BRYSON CITY – James Ernest Lespier, 33, an EBCI tribal member from Cherokee, was sentenced on Thursday, March 29 to serve two consecutive life sentences by U.S. District Judge Martin Reidinger, announced Anne M. Tompkins, U.S. Attorney for the Western District of North Carolina. In June 2011, a federal jury convicted Lespier with fatally shooting his girlfriend, Erien Amanda “Mandy” Smith, on the Cherokee Indian reservation.
According to court documents and court proceedings, on May 18, 2010, in the early morning hours, Lespier contacted the Cherokee Indian Police Department, identified himself, and advised that “Mandy is dead.” Officers responded to the residence in Cherokee, where Lespier was waiting outside with blood stains on his clothes. The victim was lying deceased on the floor of the residence, covered in blood.
Lespier claimed that he and the victim had argued over prescription medication and that she had pulled a gun from an unknown location and began firing. Lespier claimed that he struggled with the victim and that she shot herself. The medical examiner concluded that the cause of death was a gunshot wound to the back of the head. The medical examiner also concluded, and evidence presented at trial supported, that the description of events provided by the defendant was not consistent with the wounds which killed the victim.
A superseding indictment charged Lespier in December 2010 with one count of first degree murder and one count of use of and carrying a firearm in relation to a crime of violence. In June 2010, a federal jury returned the guilty verdict on both counts following an eight-day trial.

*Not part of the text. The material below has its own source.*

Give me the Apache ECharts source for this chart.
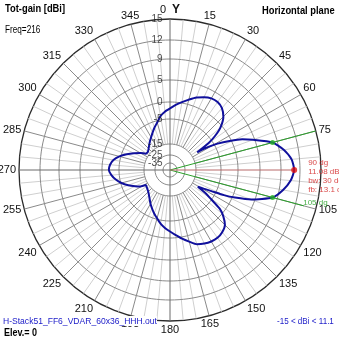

Lespier, who has been in local federal custody since his arrest in May 2010, will be transferred into custody of the Federal Bureau of Prisons upon designation of a federal facility. Federal sentences are served without the possibility of parole.
The investigation was handled by the FBI and the Cherokee Indian Police Department. The prosecution of the case was handled by Assistant U.S. Attorney Don Gast of the U.S. Attorney’s Office in Asheville. U.S. Attorney Tompkins is joined in making Thursday’s sentencing announcement by Chris Briese, Special Agent in Charge of the Federal Bureau of Investigation (FBI), Charlotte Division, and Ben Reed, Chief of the Cherokee Indian Police Department.
In other sentencing news from the U.S. Attorney’s office, Yulonda Renee Wolfe, 39, an EBCI tribal member from Cherokee, was sentenced on Wednesday, March 28 to 49 months in prison to be followed by three years of supervised release. She pleaded guilty in July 2011 to one count of assault with a dangerous weapon inflicting serious injury.
Jacob Dewayne Wolfe, 23, an EBCI tribal member from Cherokee, was also sentenced on March 28. He received 30 months in prison to be followed by three years of supervised release after having pleaded guilty in May 2011 to possession of a firearm by a prohibited person.